I have a PostGIS database, and I have many tables in it. I have researched some on the use of keys in databases, but I'm not sure how to incorporate keys in the case of the point data that is dynamic and increases with time.

I'm storing point data in one table, and this data grows each day. It's about 10 million rows right now and will probably grow about 10 million rows each year or so. There are lat, lon, time, and the_geom columns.

I have several other tables, each representing different polygon groups (converted shapefiles to tables with shp2pgsql), like counties, states, etc.

I'm writing queries that relate the point data to the spatial tables to see if points are inside of the polygons, resulting in things like "55 points in X polygon in the past 24 hours", etc.

The problem is, I don't have a key that relates the point table to the other tables. I think this is probably inhibiting query efficiency, but I'm not sure.

I know this question is fairly vague, and I'm happy to clarify anything, but I basically have a bunch of points in a table that I'm spatially comparing to other tables, and I'm trying to find the best way to design things.

Thanks for any help!

user1610717
  • 471
  • 5
  • 16

2 Answers2

1

If you don't have already, you should build a spatial index on both the point and polygons table.

Anyway, spatial comparisons are usually slower than numerical comparison.

So adding one or more keys to the point table referencing the other tables, and using them on your select queries instead of spatial operations, will surely speed up. Obviously, inserts will be slower, but, given the numbers you gave (10millions per year), it should not be a problem.

Probably, just adding a foreign key to the smallest entities (cities for example) and joining the others to get results (countries, states...) will be faster than spatial comparison.

fradal83
  • 2,002
  • 1
  • 10
  • 9
  • Thanks! I think I'm tracking. So when I insert point data (which I'm basically copying from a csv file every 10 minutes), I can run an update statement after the copy that runs a spatial query against cities or counties on the rows from the past 10 minutes and updates to fill a field like "city" or "county" as the foreign key? On a little side note but certainly related, one query I've found to be painfully slow (and never successful thus far) is a ST_DWithin on 24 hours of point data within 5000m of a polygon. – user1610717 Jun 24 '16 at 04:07
0

Foreign keys (and other constraints) are not needed to query. Moreover they arise as a consequence of whatever design arises appropriate to the application per priciples of good design.

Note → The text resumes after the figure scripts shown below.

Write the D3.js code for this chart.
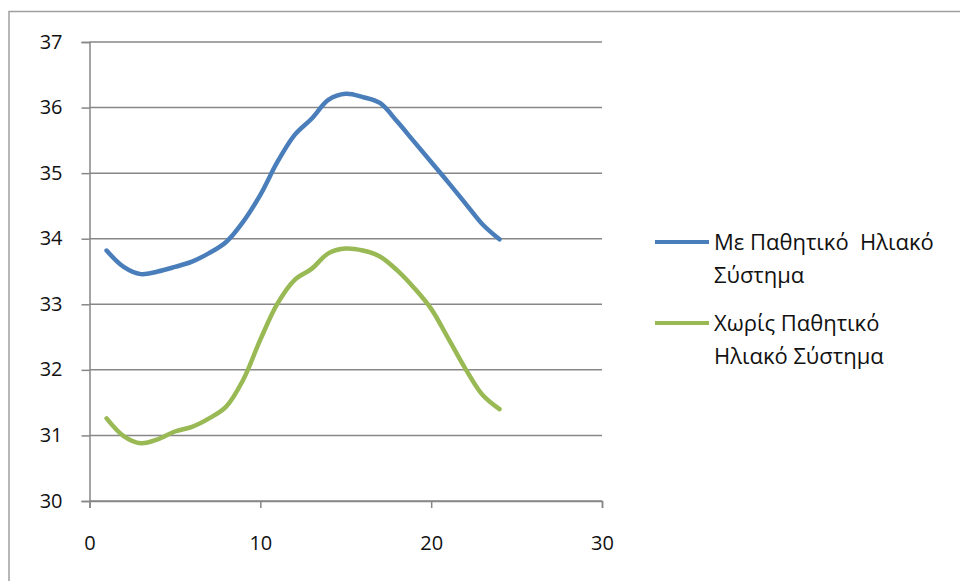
<!DOCTYPE html>
<html>
<head>
<meta charset="utf-8">
<script src="https://cdn.jsdelivr.net/npm/d3@7"></script>
<style>
  html, body { margin: 0; padding: 0; background: #fff; }
  svg { display: block; }
  text { font-family: "Open Sans", "Noto Sans", sans-serif; fill: #111; }
</style>
</head>
<body>
<svg id="chart" width="960" height="581"></svg>
<script>
// Hours of the day
const hours = [1,2,3,4,5,6,7,8,9,10,11,12,13,14,15,16,17,18,19,20,21,22,23,24];

// Temperature with passive solar system
const withPassive = [33.82,33.57,33.46,33.50,33.57,33.65,33.78,33.95,34.26,34.67,35.17,35.58,35.83,36.12,36.21,36.16,36.07,35.79,35.48,35.17,34.86,34.54,34.22,33.99];

// Temperature without passive solar system
const withoutPassive = [31.26,30.99,30.88,30.94,31.06,31.13,31.26,31.44,31.85,32.46,33.01,33.37,33.54,33.78,33.85,33.82,33.73,33.52,33.25,32.93,32.48,32.02,31.62,31.40];

const seriesNames = [
  ["Με Παθητικό\u00a0\u00a0Ηλιακό", "Σύστημα"],
  ["Χωρίς Παθητικό", "Ηλιακό Σύστημα"]
];
const seriesColors = ["#4a7ebb", "#98b954"];

const xTicks = [0, 10, 20, 30];
const yTicks = [30, 31, 32, 33, 34, 35, 36, 37];

const svg = d3.select("#chart");

// Outer chart frame
svg.append("rect")
  .attr("x", 9).attr("y", 11.5)
  .attr("width", 1000).attr("height", 700)
  .attr("fill", "none")
  .attr("stroke", "#a0a0a0")
  .attr("stroke-width", 1.5);

const x = d3.scaleLinear().domain([0, 30]).range([89.5, 602]);
const y = d3.scaleLinear().domain([30, 37]).range([501, 42]);

// Horizontal gridlines
svg.append("g")
  .selectAll("line")
  .data(yTicks)
  .join("line")
  .attr("x1", x(0)).attr("x2", x(30))
  .attr("y1", d => y(d)).attr("y2", d => y(d))
  .attr("stroke", "#878787")
  .attr("stroke-width", 1.5);

const tickFont = "'Open Sans', 'Noto Sans', sans-serif";

// Y axis
const yAxis = svg.append("g")
  .attr("transform", `translate(${x(0)},0)`)
  .call(d3.axisLeft(y).tickValues(yTicks).tickFormat(d3.format("d")).tickSize(8).tickPadding(19));
yAxis.select(".domain").attr("stroke", "#878787").attr("stroke-width", 1.5);
yAxis.selectAll(".tick line").attr("stroke", "#878787").attr("stroke-width", 1.5);
yAxis.selectAll(".tick text").attr("font-size", 20).attr("fill", "#111")
  .attr("font-family", tickFont).attr("dy", "0.3em");

// X axis
const xAxis = svg.append("g")
  .attr("transform", `translate(0,${y(30)})`)
  .call(d3.axisBottom(x).tickValues(xTicks).tickFormat(d3.format("d")).tickSize(7).tickPadding(28));
xAxis.select(".domain").attr("stroke", "#878787").attr("stroke-width", 1.5);
xAxis.selectAll(".tick line").attr("stroke", "#878787").attr("stroke-width", 1.5);
xAxis.selectAll(".tick text").attr("font-size", 20).attr("fill", "#111")
  .attr("font-family", tickFont);

// Smoothed series lines
const line = d3.line()
  .x((d, i) => x(hours[i]))
  .y(d => y(d))
  .curve(d3.curveCatmullRom.alpha(0.5));

[withPassive, withoutPassive].forEach((vals, i) => {
  svg.append("path")
    .datum(vals)
    .attr("d", line)
    .attr("fill", "none")
    .attr("stroke", seriesColors[i])
    .attr("stroke-width", 4.5)
    .attr("stroke-linecap", "round")
    .attr("stroke-linejoin", "round");
});

// Legend
const legendTop = [242, 323];
const legend = svg.append("g");
seriesNames.forEach((lines, i) => {
  const g = legend.append("g").attr("transform", `translate(0,${legendTop[i]})`);
  g.append("line")
    .attr("x1", 655).attr("x2", 709)
    .attr("y1", 0).attr("y2", 0)
    .attr("stroke", seriesColors[i])
    .attr("stroke-width", 4);
  const t = g.append("text")
    .attr("x", 714).attr("y", 0)
    .attr("font-size", 22);
  lines.forEach((s, j) => {
    t.append("tspan")
      .attr("x", 714)
      .attr("y", j * 33)
      .attr("dy", "0.35em")
      .text(s);
  });
});
</script>
</body>
</html>
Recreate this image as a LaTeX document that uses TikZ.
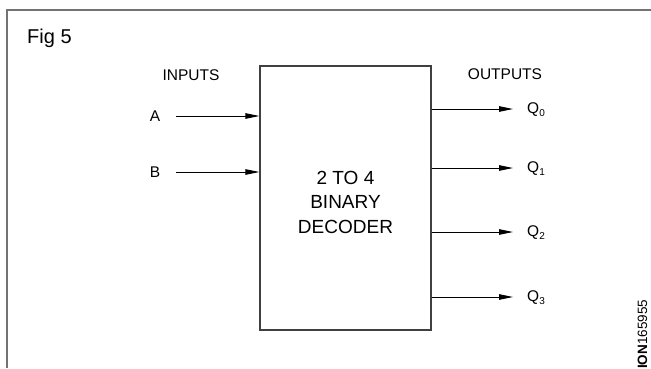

They just tell the DBMS that a list of values under a list of columns in a table also appear elsewhere as a list of values under a list of columns in some table. (For avoiding errors and improving optimization.)

You still would want indices on columns that will be involved in joins. Eg you might want X coordinates in two tables to hav sorted indices, in the same order. This is independent of whether one column's values form a subset of another's, ie whether a foreign key constraint holds between them.

Community
  • 1
  • 1
philipxy
  • 14,867
  • 6
  • 39
  • 83